Silicon and germanium are semiconductors the most frequently used materials in radiation detector manufacture. Both materials can be produced with good homogeneity and with 100% charge collection efficiency. Other semiconductors, such as InP, GaAs, CdTe, CZT, etc, are continuously investigated, however without significant definite results.

Silicon surface barrier detectors are appropriate for detection of heavy charged particles (e.g. protons, alpha-particles, etc). With a thin film of a neutron sensitive material on their front side these devices can serve as neutron detector. Silicon lithium-drifted detectors are suitable for the precise X-ray and low-energy gamma spectroscopy. However, the use of there SiLi-detectors requires cooling down to liquid nitrogen temperatures.

High Purity Germanium (HPGe) detectors are suitable for precise gamma spectroscopy. Their disadvantage is, as for SiLi-detectors, the need for cooling to liquid nitrogen temperatures. Therefore, composed semiconductors (InP, GaAs, etc) are being developed as detectors which can be operated at room temperatures. However, these materials exhibit many defects, namely anti-site defects, causing very short life time of holes. This reality degrades their spectroscopic resolution. This problem can be solved by the discovery of a new material.

The fullerene is a macromolecule consisting of 60 or 70 carbon atoms arranged to form a sphere. The term fullerene is used in this work to denote the molecules which are composed of 60 atoms of carbon. Fullerene molecules crystallize in the face centered cubic lattice. This crystal is called fullerit. The bonds between the molecules are mediated only by Van der Waals forces. Therefore, the fullerit is soft and brittle. The fullerit exhibits a low sublimation temperature which can be exploited to obtain millimeter-size single crystals by the vapor growth technique. Moreover, the fullerit is a semiconductor with a band-gap of 1.5 eV which is greater than the band-gap of other semiconductors such as Si (1.124 eV), InP (1.344 eV), and GaAs (1.429 eV).

The large band-gap of fullerit brings about a negligible amount of native carriers into the conduction band, and therefore, fullerit detectors would be able to operate under room temperature. Furthermore, a fullerit consists of identical molecules – fullerenes. This fact renders anti-site defects impossible, and consequently, an improved spectroscopic resolution is expected. Detector manufacturing from the fullerenes which are stuffed by atoms or molecules sensitive to indirect ionization radiation would permit production of detectors which are sensitive to any arbitrary radiation. If there ideas prove correct, the fullerit, as a new detection material from nanotechnology, would open new incalculable frontiers. The main aim of our project is to learn how to prepare macro-crystals out of fullerit, to verify if these crystals are suitable as radiation detector, to find out a way of metallization, and to prepare an application project submitted to an external grant agency.
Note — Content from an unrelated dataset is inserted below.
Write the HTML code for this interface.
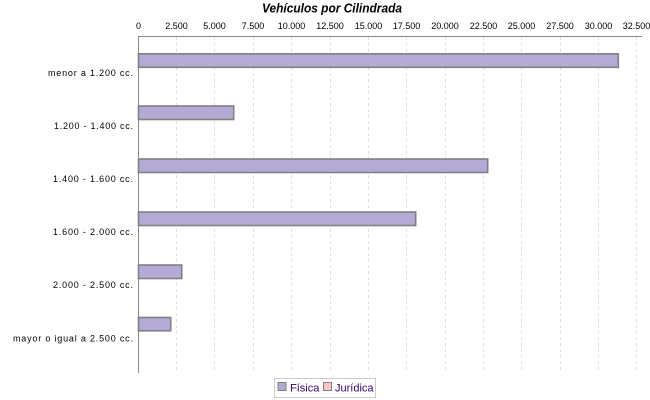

Acquiring a fullerit macro-crystal is the first result of our project. The crystal was produced by the vapor growth technique by the following way: The fullerit pieces, no greater than 500 μm, were placed into a quartz tube with vacuum of 4x10^-4 Pa. Before sealing the tube, the fullerit pieces were heated up in order that fullerit impurities are desorbed. After sealing, the 20 cm long tube was inserted into a horizontal furnace. One end of the tube, containing the fullerit pieces, was kept at 700°C. In the opposite end of the tube the macrocrystal of the fullerene was grown, the temperature kept at 660°C for several days. The macro-crystal produced has diameter 1 cm and length also about 1 cm. Further evaluation of results is underway.